### Problem:
Leave out the images and repeat the listing below without a single change.

### Dataset section:
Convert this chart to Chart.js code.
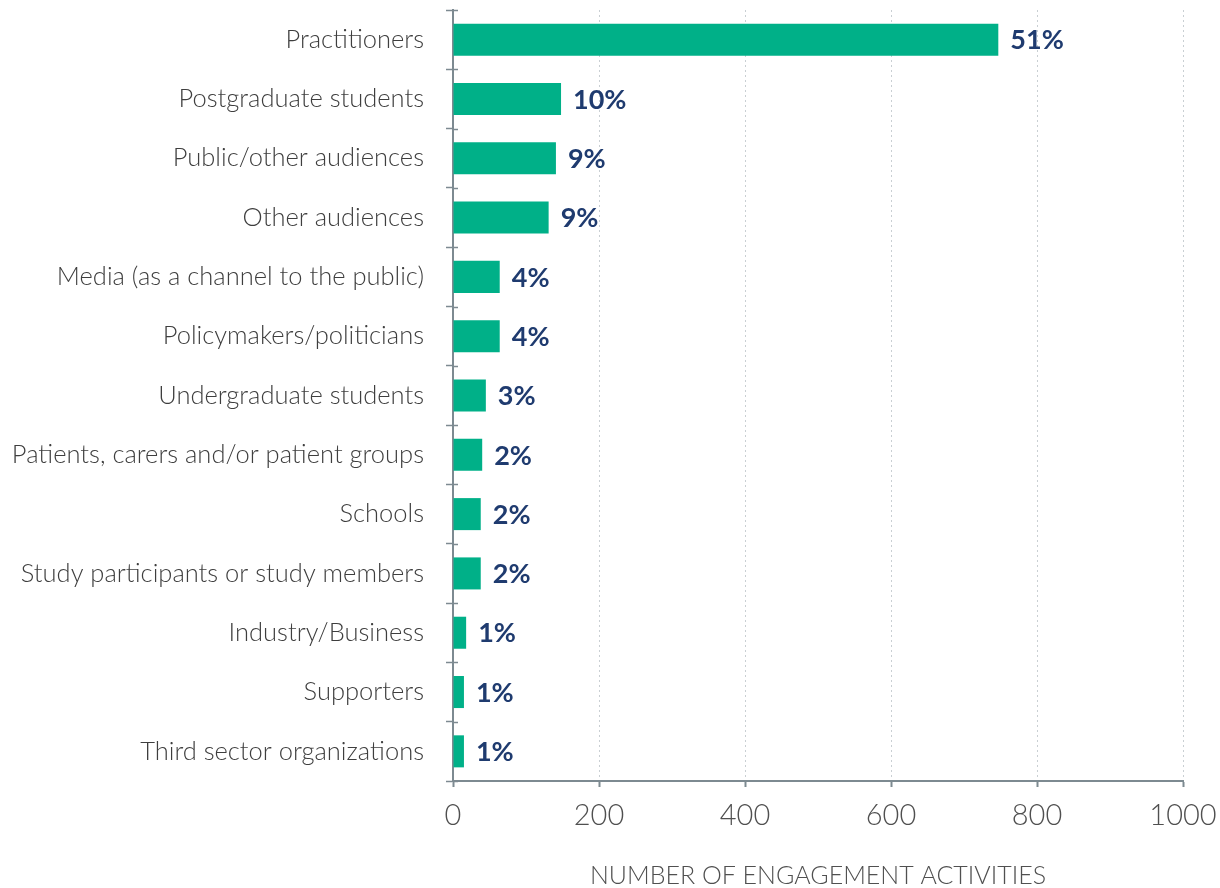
<!DOCTYPE html>
<html lang="en">
<head>
    <meta charset="UTF-8">
    <title>Engagement activities by audience</title>
    <script src="https://cdn.jsdelivr.net/npm/chart.js"></script>
    <style>
        html, body {
            margin: 0;
            padding: 0;
            background: #ffffff;
        }
        #wrap {
            width: 1220px;
            height: 888px;
        }
    </style>
</head>
<body>
    <div id="wrap">
        <canvas id="audienceChart"></canvas>
    </div>

    <script>
        const audiences = [
            'Practitioners',
            'Postgraduate students',
            'Public/other audiences',
            'Other audiences',
            'Media (as a channel to the public)',
            'Policymakers/politicians',
            'Undergraduate students',
            'Patients, carers and/or patient groups',
            'Schools',
            'Study participants or study members',
            'Industry/Business',
            'Supporters',
            'Third sector organizations'
        ];
        const activityCounts = [747, 148, 141, 131, 64, 64, 45, 40, 38, 38, 18, 15, 15];
        const shareLabels = ['51%', '10%', '9%', '9%', '4%', '4%', '3%', '2%', '2%', '2%', '1%', '1%', '1%'];
        const xTicks = [0, 200, 400, 600, 800, 1000];

        const fontFamily = 'Lato, "Open Sans", sans-serif';
        const axisGrey = '#7d8a91';

        // percent labels at the end of each bar
        const shareLabelPlugin = {
            id: 'shareLabels',
            afterDatasetsDraw(chart) {
                const ctx = chart.ctx;
                const meta = chart.getDatasetMeta(0);
                ctx.save();
                ctx.font = 'bold 27px ' + fontFamily;
                ctx.fillStyle = '#1f3b6f';
                ctx.textAlign = 'left';
                ctx.textBaseline = 'middle';
                meta.data.forEach((bar, i) => {
                    ctx.fillText(shareLabels[i], bar.x + 12, bar.y + 1);
                });
                ctx.restore();
            }
        };

        // small cross ticks on the right side of the category axis
        const crossTickPlugin = {
            id: 'crossTicks',
            afterDraw(chart) {
                const y = chart.scales.y;
                const ctx = chart.ctx;
                const band = (y.bottom - y.top) / audiences.length;
                ctx.save();
                ctx.strokeStyle = axisGrey;
                ctx.lineWidth = 1.5;
                for (let i = 0; i <= audiences.length; i++) {
                    const py = Math.round(y.top + band * i) + 0.5;
                    ctx.beginPath();
                    ctx.moveTo(y.right, py);
                    ctx.lineTo(y.right + 5, py);
                    ctx.stroke();
                }
                ctx.restore();
            }
        };

        const ctx = document.getElementById('audienceChart').getContext('2d');
        new Chart(ctx, {
            type: 'bar',
            data: {
                labels: audiences,
                datasets: [{
                    data: activityCounts,
                    backgroundColor: '#00b088',
                    borderWidth: 0,
                    barPercentage: 0.54,
                    categoryPercentage: 1.0
                }]
            },
            options: {
                indexAxis: 'y',
                responsive: true,
                maintainAspectRatio: false,
                animation: false,
                layout: {
                    padding: { top: 10, right: 37, bottom: 0, left: 0 }
                },
                plugins: {
                    legend: { display: false },
                    tooltip: { enabled: false }
                },
                scales: {
                    x: {
                        min: 0,
                        max: 1000,
                        afterBuildTicks: (scale) => {
                            scale.ticks = xTicks.map(v => ({ value: v }));
                        },
                        afterFit: (scale) => {
                            scale.height = 107;
                            scale.paddingLeft = 0;
                            scale.paddingRight = 0;
                        },
                        grid: {
                            color: (c) => c.tick && c.tick.value === 0 ? 'rgba(0,0,0,0)' : '#c9cfd3',
                            lineWidth: 1,
                            tickLength: 6,
                            tickColor: axisGrey,
                            tickWidth: 2
                        },
                        border: {
                            color: axisGrey,
                            width: 2,
                            dash: [2, 3]
                        },
                        ticks: {
                            color: '#505050',
                            font: { family: fontFamily, size: 29, weight: '300' },
                            padding: 11,
                            callback: (v) => String(v)
                        },
                        title: {
                            display: true,
                            text: 'NUMBER OF ENGAGEMENT ACTIVITIES',
                            color: '#505050',
                            font: { family: fontFamily, size: 25, weight: '300', lineHeight: 1 },
                            padding: { top: 17, bottom: 0 }
                        }
                    },
                    y: {
                        afterFit: (scale) => {
                            scale.width = 453;
                            scale.paddingTop = 0;
                            scale.paddingBottom = 0;
                        },
                        grid: {
                            offset: true,
                            drawOnChartArea: false,
                            tickLength: 7,
                            tickColor: axisGrey,
                            tickWidth: 1.5
                        },
                        border: {
                            color: axisGrey,
                            width: 2
                        },
                        ticks: {
                            color: '#3e3e3e',
                            font: { family: fontFamily, size: 25.5, weight: '300' },
                            padding: 22
                        }
                    }
                }
            },
            plugins: [shareLabelPlugin, crossTickPlugin]
        });
    </script>
</body>
</html>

### Finished exercise:
Convert this chart to Chart.js code.
<!DOCTYPE html>
<html lang="en">
<head>
    <meta charset="UTF-8">
    <title>Engagement activities by audience</title>
    <script src="https://cdn.jsdelivr.net/npm/chart.js"></script>
    <style>
        html, body {
            margin: 0;
            padding: 0;
            background: #ffffff;
        }
        #wrap {
            width: 1220px;
            height: 888px;
        }
    </style>
</head>
<body>
    <div id="wrap">
        <canvas id="audienceChart"></canvas>
    </div>

    <script>
        const audiences = [
            'Practitioners',
            'Postgraduate students',
            'Public/other audiences',
            'Other audiences',
            'Media (as a channel to the public)',
            'Policymakers/politicians',
            'Undergraduate students',
            'Patients, carers and/or patient groups',
            'Schools',
            'Study participants or study members',
            'Industry/Business',
            'Supporters',
            'Third sector organizations'
        ];
        const activityCounts = [747, 148, 141, 131, 64, 64, 45, 40, 38, 38, 18, 15, 15];
        const shareLabels = ['51%', '10%', '9%', '9%', '4%', '4%', '3%', '2%', '2%', '2%', '1%', '1%', '1%'];
        const xTicks = [0, 200, 400, 600, 800, 1000];

        const fontFamily = 'Lato, "Open Sans", sans-serif';
        const axisGrey = '#7d8a91';

        // percent labels at the end of each bar
        const shareLabelPlugin = {
            id: 'shareLabels',
            afterDatasetsDraw(chart) {
                const ctx = chart.ctx;
                const meta = chart.getDatasetMeta(0);
                ctx.save();
                ctx.font = 'bold 27px ' + fontFamily;
                ctx.fillStyle = '#1f3b6f';
                ctx.textAlign = 'left';
                ctx.textBaseline = 'middle';
                meta.data.forEach((bar, i) => {
                    ctx.fillText(shareLabels[i], bar.x + 12, bar.y + 1);
                });
                ctx.restore();
            }
        };

        // small cross ticks on the right side of the category axis
        const crossTickPlugin = {
            id: 'crossTicks',
            afterDraw(chart) {
                const y = chart.scales.y;
                const ctx = chart.ctx;
                const band = (y.bottom - y.top) / audiences.length;
                ctx.save();
                ctx.strokeStyle = axisGrey;
                ctx.lineWidth = 1.5;
                for (let i = 0; i <= audiences.length; i++) {
                    const py = Math.round(y.top + band * i) + 0.5;
                    ctx.beginPath();
                    ctx.moveTo(y.right, py);
                    ctx.lineTo(y.right + 5, py);
                    ctx.stroke();
                }
                ctx.restore();
            }
        };

        const ctx = document.getElementById('audienceChart').getContext('2d');
        new Chart(ctx, {
            type: 'bar',
            data: {
                labels: audiences,
                datasets: [{
                    data: activityCounts,
                    backgroundColor: '#00b088',
                    borderWidth: 0,
                    barPercentage: 0.54,
                    categoryPercentage: 1.0
                }]
            },
            options: {
                indexAxis: 'y',
                responsive: true,
                maintainAspectRatio: false,
                animation: false,
                layout: {
                    padding: { top: 10, right: 37, bottom: 0, left: 0 }
                },
                plugins: {
                    legend: { display: false },
                    tooltip: { enabled: false }
                },
                scales: {
                    x: {
                        min: 0,
                        max: 1000,
                        afterBuildTicks: (scale) => {
                            scale.ticks = xTicks.map(v => ({ value: v }));
                        },
                        afterFit: (scale) => {
                            scale.height = 107;
                            scale.paddingLeft = 0;
                            scale.paddingRight = 0;
                        },
                        grid: {
                            color: (c) => c.tick && c.tick.value === 0 ? 'rgba(0,0,0,0)' : '#c9cfd3',
                            lineWidth: 1,
                            tickLength: 6,
                            tickColor: axisGrey,
                            tickWidth: 2
                        },
                        border: {
                            color: axisGrey,
                            width: 2,
                            dash: [2, 3]
                        },
                        ticks: {
                            color: '#505050',
                            font: { family: fontFamily, size: 29, weight: '300' },
                            padding: 11,
                            callback: (v) => String(v)
                        },
                        title: {
                            display: true,
                            text: 'NUMBER OF ENGAGEMENT ACTIVITIES',
                            color: '#505050',
                            font: { family: fontFamily, size: 25, weight: '300', lineHeight: 1 },
                            padding: { top: 17, bottom: 0 }
                        }
                    },
                    y: {
                        afterFit: (scale) => {
                            scale.width = 453;
                            scale.paddingTop = 0;
                            scale.paddingBottom = 0;
                        },
                        grid: {
                            offset: true,
                            drawOnChartArea: false,
                            tickLength: 7,
                            tickColor: axisGrey,
                            tickWidth: 1.5
                        },
                        border: {
                            color: axisGrey,
                            width: 2
                        },
                        ticks: {
                            color: '#3e3e3e',
                            font: { family: fontFamily, size: 25.5, weight: '300' },
                            padding: 22
                        }
                    }
                }
            },
            plugins: [shareLabelPlugin, crossTickPlugin]
        });
    </script>
</body>
</html>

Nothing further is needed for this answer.